The Health Secretary, Matt Hancock, said AI had “enormous power” to improve care, save lives and ensure doctors had more time to spend with patients.
He has announced £250m will be spent on boosting the role of AI within the health service.
However, AI will pose new challenges including protecting patient data.
What can AI do in health?
The advanced computer software is already showing its potential to revolutionise medicine in fields ranging from diagnosing patients, gleaning new insights into diseases and improving how hospitals run.
Artificial intelligences thrive when an algorithm can learn from huge amounts of data to spot patterns.

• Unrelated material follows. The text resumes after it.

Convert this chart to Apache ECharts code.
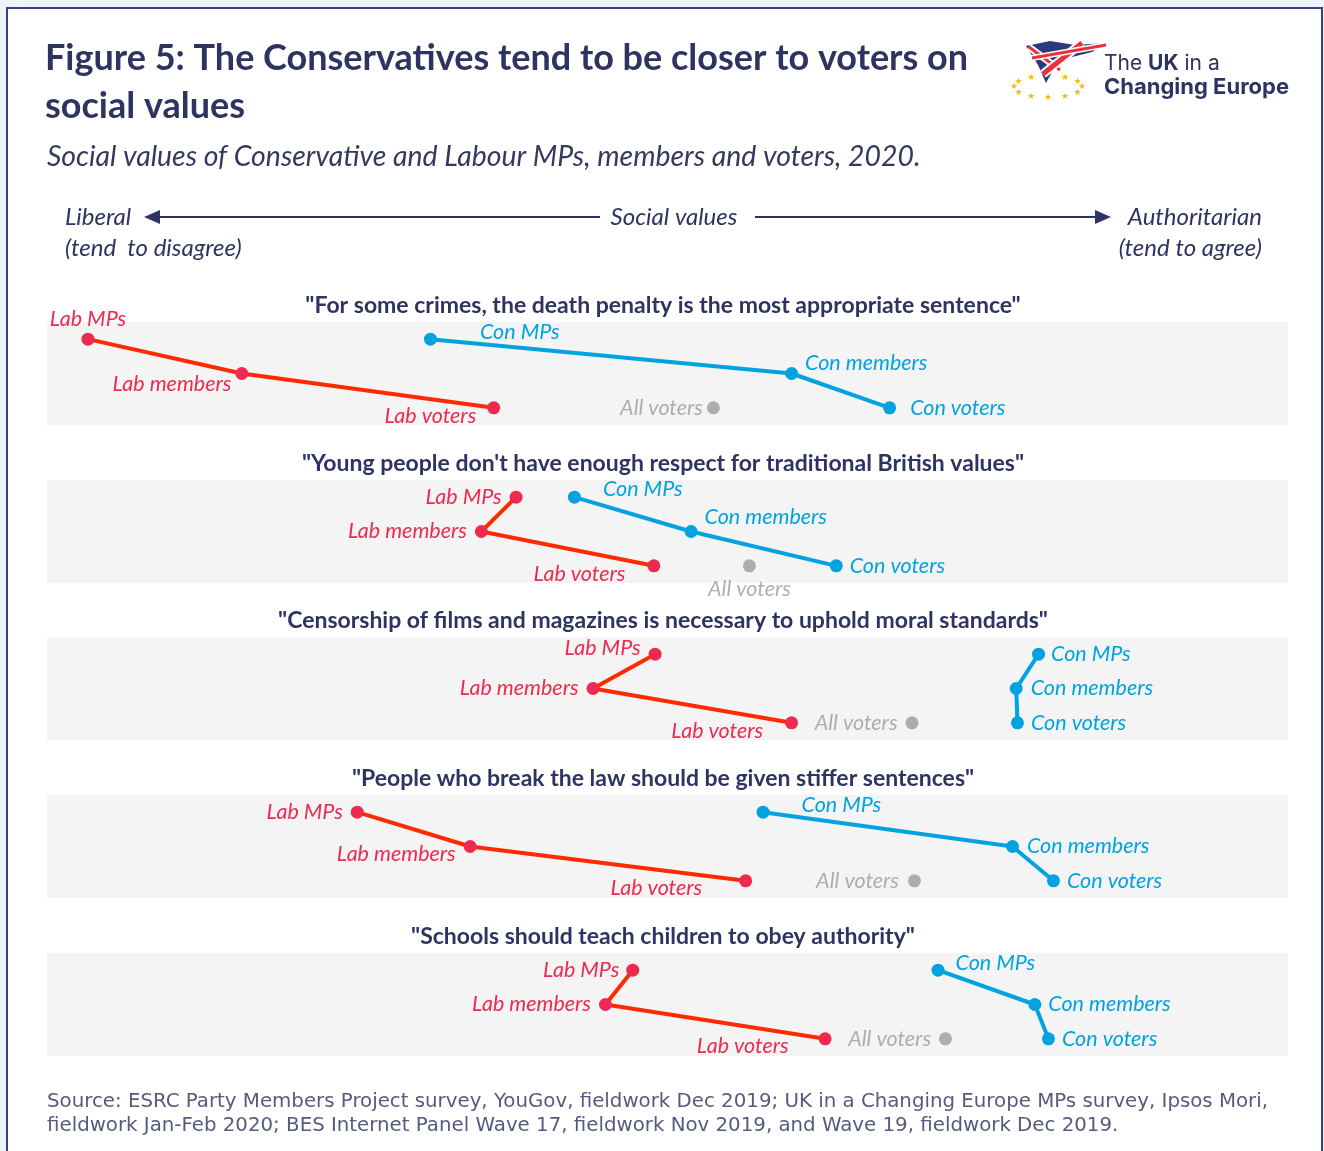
<!DOCTYPE html>
<html>
<head>
<meta charset="utf-8">
<title>Figure 5: Social values</title>
<script src="https://cdn.jsdelivr.net/npm/echarts@6.0.0/dist/echarts.min.js"></script>
<style>
  html, body { margin: 0; padding: 0; background: #eef4fc; }
  #chart { width: 1324px; height: 1151px; }
</style>
</head>
<body>
<div id="chart"></div>
<script>
// Survey statements, one panel each
const questions = [
  '"For some crimes, the death penalty is the most appropriate sentence"',
  '"Young people don\'t have enough respect for traditional British values"',
  '"Censorship of films and magazines is necessary to uphold moral standards"',
  '"People who break the law should be given stiffer sentences"',
  '"Schools should teach children to obey authority"'
];
// Rows within each panel
const groups = ['MPs', 'members', 'voters'];
// Position on the liberal (0) to authoritarian (100) scale: MPs, members, voters
const labScores = [
  [3.3, 15.7, 36.0],
  [37.8, 35.0, 48.9],
  [49.0, 44.0, 60.0],
  [25.0, 34.1, 56.3],
  [47.2, 45.0, 62.7]
];
const conScores = [
  [30.9, 60.0, 67.9],
  [42.5, 51.9, 63.6],
  [79.9, 78.1, 78.2],
  [57.7, 77.8, 81.1],
  [71.8, 79.6, 80.7]
];
const allVoterScores = [53.7, 56.6, 69.7, 69.9, 72.4];

// Label placement for each point: [position, distance, dx, dy]
const labLabelPlace = [
  [['top', 3, 0, 0], ['left', 4, 0, 11], ['left', 11, 0, 8]],
  [['left', 8, 0, 0], ['left', 8, 0, 0], ['left', 22, 0, 8]],
  [['left', 8, 0, -6], ['left', 8, 0, 0], ['left', 22, 0, 8]],
  [['left', 8, 0, 0], ['left', 8, 0, 8], ['left', 37, 0, 7]],
  [['left', 7, 0, 0], ['left', 8, 0, 0], ['left', 30, 0, 7]]
];
const conLabelPlace = [
  [['right', 43, 0, -7], ['right', 7, 0, -10], ['right', 14, 0, 0]],
  [['right', 22, 0, -8], ['right', 7, 0, -14], ['right', 7, 0, 0]],
  [['right', 6, 0, 0], ['right', 8, 0, 0], ['right', 7, 0, 0]],
  [['right', 32, 0, -7], ['right', 8, 0, 0], ['right', 7, 0, 0]],
  [['right', 11, 0, -7], ['right', 7, 0, 0], ['right', 7, 0, 0]]
];
const allLabelPlace = [
  ['left', 4, 0, 0], ['bottom', 6, 0, 0], ['left', 8, 0, 0], ['left', 9, 0, 0], ['left', 8, 0, 0]
];

const NAVY = '#2e3462';
const LAB_DOT = '#ee2a50';
const LAB_LINE = '#ff2a00';
const CON = '#00a3e0';
const GREY = '#9b9b9b';
const LABEL_FONT = 'Lato, "Open Sans", sans-serif';

const BAND_LEFT = 47, BAND_RIGHT = 36, BAND_H = 103;
const bandTops = [322, 480, 637, 795, 953];

function makeLabel(place, text, color) {
  return {
    show: true,
    position: place[0],
    distance: place[1],
    offset: [place[2], place[3]],
    formatter: text,
    color: color,
    fontFamily: LABEL_FONT,
    fontStyle: 'italic',
    fontSize: 21.5
  };
}

const grids = [], xAxes = [], yAxes = [], series = [];
questions.forEach((q, i) => {
  grids.push({
    left: BAND_LEFT, right: BAND_RIGHT, top: bandTops[i], height: BAND_H,
    show: true, backgroundColor: '#f4f4f4', borderWidth: 0
  });
  xAxes.push({ gridIndex: i, type: 'value', min: 0, max: 100, show: false });
  yAxes.push({ gridIndex: i, type: 'category', data: groups, inverse: true, show: false });

  series.push({
    name: 'Labour', type: 'line', xAxisIndex: i, yAxisIndex: i,
    symbol: 'circle', symbolSize: 13, silent: true, animation: false,
    lineStyle: { color: LAB_LINE, width: 4 },
    itemStyle: { color: LAB_DOT },
    data: groups.map((g, k) => ({
      value: [labScores[i][k], g],
      label: makeLabel(labLabelPlace[i][k], 'Lab ' + g, LAB_DOT)
    }))
  });
  series.push({
    name: 'Conservative', type: 'line', xAxisIndex: i, yAxisIndex: i,
    symbol: 'circle', symbolSize: 13, silent: true, animation: false,
    lineStyle: { color: CON, width: 4 },
    itemStyle: { color: CON },
    data: groups.map((g, k) => ({
      value: [conScores[i][k], g],
      label: makeLabel(conLabelPlace[i][k], 'Con ' + g, CON)
    }))
  });
  series.push({
    name: 'All voters', type: 'scatter', xAxisIndex: i, yAxisIndex: i,
    symbol: 'circle', symbolSize: 13, silent: true, animation: false,
    itemStyle: { color: GREY },
    data: [{
      value: [allVoterScores[i], 'voters'],
      label: makeLabel(allLabelPlace[i], 'All voters', GREY)
    }]
  });
});

// Panel headings, page text, axis arrows and logo
const HEAD_FONT = 'italic 24px Lato, sans-serif';
const graphics = [
  { type: 'rect', z: -10, shape: { x: 7, y: 8, width: 1315, height: 1200 },
    style: { fill: '#ffffff', stroke: '#3b3d86', lineWidth: 2 } },
  { type: 'text', x: 45, y: 58, style: { text: 'Figure 5: The Conservatives tend to be closer to voters on',
      fill: NAVY, font: 'bold 36px Lato, sans-serif', verticalAlign: 'middle' } },
  { type: 'text', x: 45, y: 106, style: { text: 'social values',
      fill: NAVY, font: 'bold 36px Lato, sans-serif', verticalAlign: 'middle' } },
  { type: 'text', x: 47, y: 157, style: { text: 'Social values of Conservative and Labour MPs, members and voters, 2020.',
      fill: '#34395e', font: 'italic 28.4px Lato, sans-serif', verticalAlign: 'middle' } },

  { type: 'text', x: 65, y: 217, style: { text: 'Liberal', fill: NAVY, font: HEAD_FONT, verticalAlign: 'middle' } },
  { type: 'text', x: 65, y: 248, style: { text: '(tend  to disagree)', fill: NAVY, font: HEAD_FONT, verticalAlign: 'middle' } },
  { type: 'text', x: 674, y: 217, style: { text: 'Social values', fill: NAVY, font: HEAD_FONT, align: 'center', verticalAlign: 'middle' } },
  { type: 'text', x: 1262, y: 217, style: { text: 'Authoritarian', fill: NAVY, font: HEAD_FONT, align: 'right', verticalAlign: 'middle' } },
  { type: 'text', x: 1262, y: 248, style: { text: '(tend to agree)', fill: NAVY, font: HEAD_FONT, align: 'right', verticalAlign: 'middle' } },
  { type: 'line', shape: { x1: 156, y1: 217, x2: 600, y2: 217 }, style: { stroke: NAVY, lineWidth: 2 } },
  { type: 'polygon', shape: { points: [[144, 217], [160, 210], [160, 224]] }, style: { fill: NAVY } },
  { type: 'line', shape: { x1: 755, y1: 217, x2: 1098, y2: 217 }, style: { stroke: NAVY, lineWidth: 2 } },
  { type: 'polygon', shape: { points: [[1111, 217], [1095, 210], [1095, 224]] }, style: { fill: NAVY } },

  { type: 'text', x: 47, y: 1102, style: { text: 'Source: ESRC Party Members Project survey, YouGov, fieldwork Dec 2019; UK in a Changing Europe MPs survey, Ipsos Mori,',
      fill: '#565b7e', font: '19.8px "DejaVu Sans", sans-serif', verticalAlign: 'middle' } },
  { type: 'text', x: 47, y: 1126, style: { text: 'fieldwork Jan-Feb 2020; BES Internet Panel Wave 17, fieldwork Nov 2019, and Wave 19, fieldwork Dec 2019.',
      fill: '#565b7e', font: '19.8px "DejaVu Sans", sans-serif', verticalAlign: 'middle' } }
];

questions.forEach((q, i) => {
  graphics.push({ type: 'text', x: 663, y: bandTops[i] - 16,
    style: { text: q, fill: NAVY, font: 'bold 23px Lato, sans-serif', align: 'center', verticalAlign: 'middle' } });
});

// Logo: ring of stars under a waving flag, with the wordmark beside it
for (let k = 0; k < 12; k++) {
  const a = k * Math.PI / 6;
  graphics.push({ type: 'text', x: 1048 + 34 * Math.cos(a), y: 87 + 11 * Math.sin(a),
    style: { text: '\u2605', fill: '#f5b720', font: '9px "DejaVu Sans"', align: 'center', verticalAlign: 'middle' } });
}
graphics.push(
  { type: 'polygon', shape: { points: [[1026, 46], [1050, 41], [1075, 45], [1107, 43], [1092, 52], [1068, 58], [1053, 70], [1046, 83], [1038, 65]] },
    style: { fill: '#2a3a7c' } },
  { type: 'line', shape: { x1: 1029, y1: 47, x2: 1060, y2: 70 }, style: { stroke: '#fff', lineWidth: 7 } },
  { type: 'line', shape: { x1: 1029, y1: 47, x2: 1060, y2: 70 }, style: { stroke: '#e8313b', lineWidth: 3 } },
  { type: 'line', shape: { x1: 1043, y1: 74, x2: 1082, y2: 43 }, style: { stroke: '#fff', lineWidth: 9 } },
  { type: 'line', shape: { x1: 1043, y1: 74, x2: 1082, y2: 43 }, style: { stroke: '#e8313b', lineWidth: 5 } },
  { type: 'line', shape: { x1: 1032, y1: 58, x2: 1106, y2: 45 }, style: { stroke: '#fff', lineWidth: 6 } },
  { type: 'line', shape: { x1: 1032, y1: 58, x2: 1106, y2: 45 }, style: { stroke: '#e8313b', lineWidth: 3 } },
  { type: 'text', x: 1104, y: 64, style: {
      text: '{n|The }{b|UK}{n| in a}', verticalAlign: 'middle',
      rich: {
        n: { fill: NAVY, font: '21px Inter, sans-serif' },
        b: { fill: NAVY, font: 'bold 21px Inter, sans-serif' }
      } } },
  { type: 'text', x: 1104, y: 87, style: { text: 'Changing Europe', fill: NAVY,
      font: 'bold 22px Inter, sans-serif', verticalAlign: 'middle' } }
);

const chart = echarts.init(document.getElementById('chart'), null, { renderer: 'canvas' });
chart.setOption({
  backgroundColor: '#eef4fc',
  animation: false,
  grid: grids,
  xAxis: xAxes,
  yAxis: yAxes,
  series: series,
  graphic: { elements: graphics }
});
</script>
</body>
</html>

Medical imaging – where an AI can be trained on thousands of scans – has led the charge.
Clinical trials have proven AIs are as good as leading doctors at spotting lung cancer, skin cancer, and more than 50 eye conditions from scans.
This has the potential to let doctors focus on the most urgent cases and rule out those that do not need treatment.
Other tools have been developed that can predict ovarian cancer survival rates and help choose which treatment should be given.
Meanwhile, University College London has developed an AI that flags up which patients are more likely to miss an appointment and could be targeted with reminder phone calls.
However, these tools are not yet being used routinely across the NHS.
“The power of artificial intelligence to improve medicine, to save lives, to improve the way treatments are done, that power is enormous,” Mr Hancock told BBC News.
“In this country, we’ve got the opportunity to be one of the leading countries in the world at using this new technology.”
Artificial intelligence also has the potential to unlock fresh insights into diseases.
It has been used to identify a new way of diagnosing atrial fibrillation, a common condition that causes the heart to beat irregularly.
“I want the NHS, through its AI lab, to actually be searching itself for new insights that are going to save lives,” said Mr Hancock.
What are the challenges?
Increasing the use of AI will also pose challenges for the health service – from training staff to enhancing cyber-security and ensuring patient confidentiality.
The Royal Free Hospital, in north London, was criticised in 2017 for sharing 1.6 million patient data records with Google’s AI division, DeepMind.
The Information Commission ruled the hospital had not done enough to safeguard patient data.
In May 2017, the NHS was hit by a large-scale cyber-attack that disrupted hospital and GP appointments.
The other challenge with an AI is it can only ever be as good as the data it learns from.
But most medical research is on people of white ancestry, meaning AI trained on such data could be less effective for people of black and minority ethnic backgrounds.
Mr Hancock said it was “incredibly important” that AI “represented society”.
Dr Nicola Strickland, president of the Royal College of Radiologists, said: “I expect radiologists to be leaders in using AI algorithms to assist them, provided they can see evidence that these AI algorithms have been developed using large enough, properly curated data and rigorously validated and tested.”